### WORK TO DO
Print exactly the lines from the first one down to the line containing "const capacityHours = [1, 8760];", both ends included, with no pictures and nothing else.
--*--
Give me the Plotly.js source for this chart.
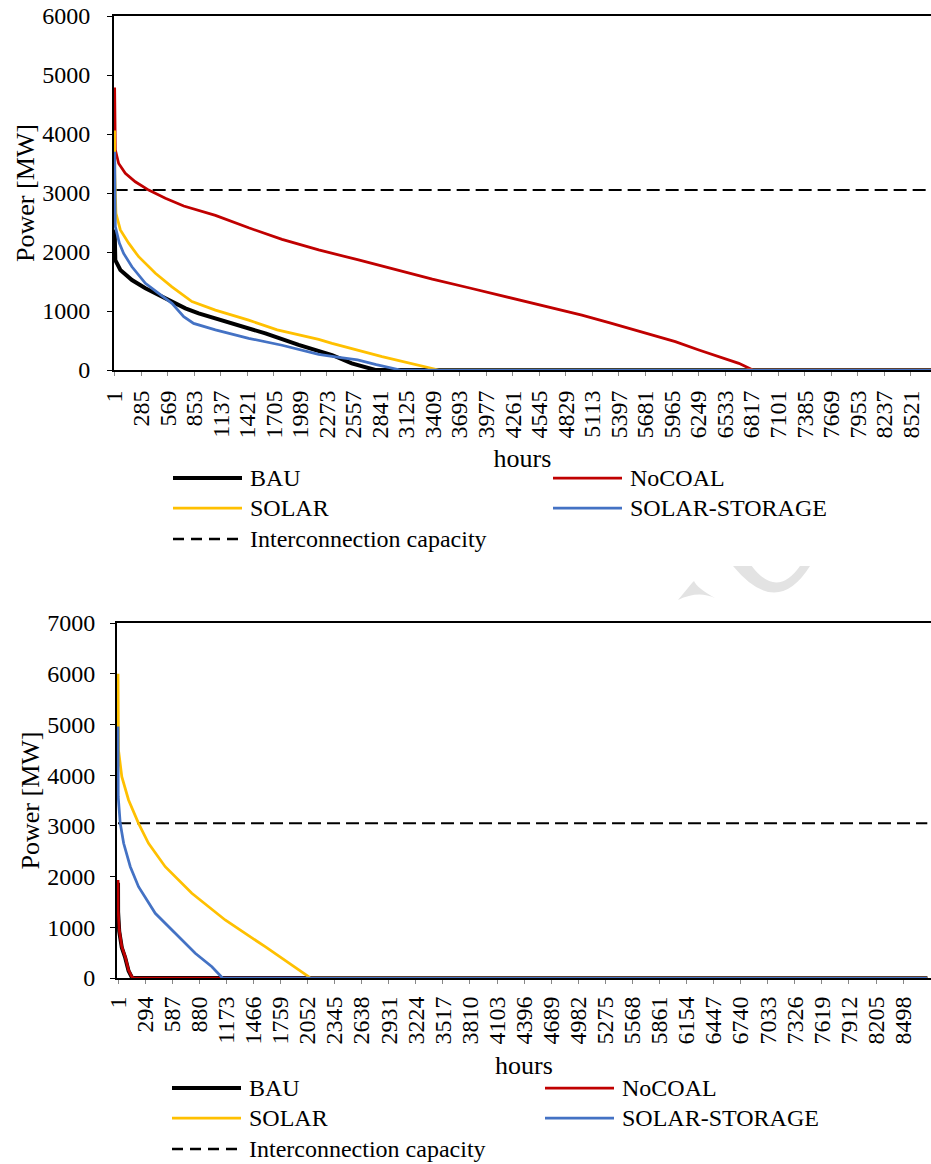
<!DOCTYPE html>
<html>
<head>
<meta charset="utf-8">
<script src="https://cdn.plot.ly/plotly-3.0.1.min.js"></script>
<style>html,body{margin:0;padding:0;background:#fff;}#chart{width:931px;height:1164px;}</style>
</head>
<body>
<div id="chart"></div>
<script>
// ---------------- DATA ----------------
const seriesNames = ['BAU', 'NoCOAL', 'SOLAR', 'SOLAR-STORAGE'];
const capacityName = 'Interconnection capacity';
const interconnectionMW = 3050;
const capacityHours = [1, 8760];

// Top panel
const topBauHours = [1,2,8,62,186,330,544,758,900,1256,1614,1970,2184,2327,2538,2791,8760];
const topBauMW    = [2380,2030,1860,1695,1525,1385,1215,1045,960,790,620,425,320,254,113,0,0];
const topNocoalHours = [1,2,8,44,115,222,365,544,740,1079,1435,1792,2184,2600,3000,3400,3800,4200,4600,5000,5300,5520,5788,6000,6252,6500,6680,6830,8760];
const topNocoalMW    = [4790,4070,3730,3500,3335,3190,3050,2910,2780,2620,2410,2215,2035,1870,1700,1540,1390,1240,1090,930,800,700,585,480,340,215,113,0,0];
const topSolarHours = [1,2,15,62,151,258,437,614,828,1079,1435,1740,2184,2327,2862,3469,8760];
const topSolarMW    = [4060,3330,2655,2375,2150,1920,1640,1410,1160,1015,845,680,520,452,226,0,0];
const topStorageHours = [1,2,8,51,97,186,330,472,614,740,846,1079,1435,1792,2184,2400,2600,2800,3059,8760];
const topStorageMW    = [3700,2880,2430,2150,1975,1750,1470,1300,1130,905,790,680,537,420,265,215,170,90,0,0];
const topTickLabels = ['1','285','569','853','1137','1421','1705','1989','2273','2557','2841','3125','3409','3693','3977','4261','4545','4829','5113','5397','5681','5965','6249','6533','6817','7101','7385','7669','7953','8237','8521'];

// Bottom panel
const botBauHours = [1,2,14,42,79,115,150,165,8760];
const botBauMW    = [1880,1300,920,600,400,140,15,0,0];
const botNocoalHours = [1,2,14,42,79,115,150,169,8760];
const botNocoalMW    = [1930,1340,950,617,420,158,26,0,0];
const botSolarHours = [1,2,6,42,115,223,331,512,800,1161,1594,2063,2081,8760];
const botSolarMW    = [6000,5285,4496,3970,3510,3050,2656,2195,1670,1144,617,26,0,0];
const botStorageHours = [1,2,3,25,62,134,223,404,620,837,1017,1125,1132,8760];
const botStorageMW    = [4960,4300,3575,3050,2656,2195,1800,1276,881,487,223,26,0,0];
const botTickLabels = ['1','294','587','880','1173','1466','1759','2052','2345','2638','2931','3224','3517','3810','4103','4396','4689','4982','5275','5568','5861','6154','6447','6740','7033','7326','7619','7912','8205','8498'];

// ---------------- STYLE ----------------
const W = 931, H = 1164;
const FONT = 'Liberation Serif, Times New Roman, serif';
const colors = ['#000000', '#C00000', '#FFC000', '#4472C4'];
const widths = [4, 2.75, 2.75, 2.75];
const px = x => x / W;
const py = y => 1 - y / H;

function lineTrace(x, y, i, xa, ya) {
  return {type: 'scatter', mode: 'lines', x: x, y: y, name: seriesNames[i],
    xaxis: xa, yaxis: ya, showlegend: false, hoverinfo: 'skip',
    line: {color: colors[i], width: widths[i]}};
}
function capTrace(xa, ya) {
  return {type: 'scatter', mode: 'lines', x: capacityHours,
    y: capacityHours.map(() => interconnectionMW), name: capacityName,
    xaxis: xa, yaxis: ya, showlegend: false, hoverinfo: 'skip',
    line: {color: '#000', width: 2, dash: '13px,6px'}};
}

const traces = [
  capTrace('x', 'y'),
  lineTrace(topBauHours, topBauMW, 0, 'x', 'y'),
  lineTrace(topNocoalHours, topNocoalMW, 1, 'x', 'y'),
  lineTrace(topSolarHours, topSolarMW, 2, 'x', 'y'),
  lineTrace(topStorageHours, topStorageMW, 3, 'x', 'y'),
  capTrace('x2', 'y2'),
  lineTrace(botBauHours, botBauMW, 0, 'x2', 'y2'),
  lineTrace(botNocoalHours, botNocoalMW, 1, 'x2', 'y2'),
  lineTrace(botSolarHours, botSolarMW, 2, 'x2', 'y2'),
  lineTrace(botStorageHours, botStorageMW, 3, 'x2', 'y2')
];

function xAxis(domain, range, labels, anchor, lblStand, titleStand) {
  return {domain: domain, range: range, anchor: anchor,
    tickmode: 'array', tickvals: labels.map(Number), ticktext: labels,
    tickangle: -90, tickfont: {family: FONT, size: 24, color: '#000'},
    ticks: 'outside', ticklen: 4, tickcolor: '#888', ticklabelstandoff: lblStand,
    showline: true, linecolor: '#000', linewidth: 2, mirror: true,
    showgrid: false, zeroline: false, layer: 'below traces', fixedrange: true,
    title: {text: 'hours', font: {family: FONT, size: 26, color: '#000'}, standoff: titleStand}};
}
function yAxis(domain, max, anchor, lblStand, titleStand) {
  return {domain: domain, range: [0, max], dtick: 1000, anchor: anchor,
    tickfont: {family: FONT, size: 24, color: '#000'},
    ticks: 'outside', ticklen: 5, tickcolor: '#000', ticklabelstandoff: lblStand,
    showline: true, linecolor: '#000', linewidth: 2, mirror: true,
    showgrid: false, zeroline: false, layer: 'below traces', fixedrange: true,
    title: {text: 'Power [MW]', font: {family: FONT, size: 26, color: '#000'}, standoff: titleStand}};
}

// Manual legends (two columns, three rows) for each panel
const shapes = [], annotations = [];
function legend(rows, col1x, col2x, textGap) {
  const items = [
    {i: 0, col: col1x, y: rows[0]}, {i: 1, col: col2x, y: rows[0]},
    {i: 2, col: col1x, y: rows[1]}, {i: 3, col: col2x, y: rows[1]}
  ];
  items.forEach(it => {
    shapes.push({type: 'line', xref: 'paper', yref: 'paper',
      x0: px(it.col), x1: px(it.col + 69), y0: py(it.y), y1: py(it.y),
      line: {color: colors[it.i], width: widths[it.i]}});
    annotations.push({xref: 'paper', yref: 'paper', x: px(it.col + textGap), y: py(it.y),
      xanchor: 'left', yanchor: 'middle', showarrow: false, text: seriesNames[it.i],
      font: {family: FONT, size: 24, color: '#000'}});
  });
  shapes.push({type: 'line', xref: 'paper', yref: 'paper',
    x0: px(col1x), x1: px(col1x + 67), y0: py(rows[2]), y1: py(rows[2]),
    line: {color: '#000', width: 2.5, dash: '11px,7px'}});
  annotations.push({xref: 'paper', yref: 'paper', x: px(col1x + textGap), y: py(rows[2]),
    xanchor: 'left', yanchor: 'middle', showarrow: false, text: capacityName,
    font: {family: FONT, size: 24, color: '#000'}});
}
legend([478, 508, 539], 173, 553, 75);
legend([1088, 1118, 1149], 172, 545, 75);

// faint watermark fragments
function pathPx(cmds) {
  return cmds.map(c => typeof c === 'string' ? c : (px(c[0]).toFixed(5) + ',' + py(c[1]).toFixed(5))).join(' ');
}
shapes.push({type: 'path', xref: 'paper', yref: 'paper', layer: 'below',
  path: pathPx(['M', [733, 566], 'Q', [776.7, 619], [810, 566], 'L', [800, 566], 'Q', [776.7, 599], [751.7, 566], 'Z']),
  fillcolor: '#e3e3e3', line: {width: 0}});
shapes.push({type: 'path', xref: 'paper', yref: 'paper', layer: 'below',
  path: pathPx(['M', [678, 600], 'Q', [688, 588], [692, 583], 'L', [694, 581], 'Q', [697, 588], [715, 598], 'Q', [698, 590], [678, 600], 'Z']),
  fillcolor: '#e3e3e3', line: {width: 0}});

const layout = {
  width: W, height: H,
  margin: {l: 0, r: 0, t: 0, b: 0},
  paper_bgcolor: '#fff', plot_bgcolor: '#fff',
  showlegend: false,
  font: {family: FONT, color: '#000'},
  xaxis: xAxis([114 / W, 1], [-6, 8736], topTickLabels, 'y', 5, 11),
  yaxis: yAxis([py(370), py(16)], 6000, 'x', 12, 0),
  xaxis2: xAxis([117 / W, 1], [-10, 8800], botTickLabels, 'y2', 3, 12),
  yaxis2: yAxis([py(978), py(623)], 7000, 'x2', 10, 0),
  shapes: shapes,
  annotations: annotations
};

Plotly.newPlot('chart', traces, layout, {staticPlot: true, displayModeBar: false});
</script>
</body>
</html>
--*--
### RESULT FOR THIS TASK
Give me the Plotly.js source for this chart.
<!DOCTYPE html>
<html>
<head>
<meta charset="utf-8">
<script src="https://cdn.plot.ly/plotly-3.0.1.min.js"></script>
<style>html,body{margin:0;padding:0;background:#fff;}#chart{width:931px;height:1164px;}</style>
</head>
<body>
<div id="chart"></div>
<script>
// ---------------- DATA ----------------
const seriesNames = ['BAU', 'NoCOAL', 'SOLAR', 'SOLAR-STORAGE'];
const capacityName = 'Interconnection capacity';
const interconnectionMW = 3050;
const capacityHours = [1, 8760];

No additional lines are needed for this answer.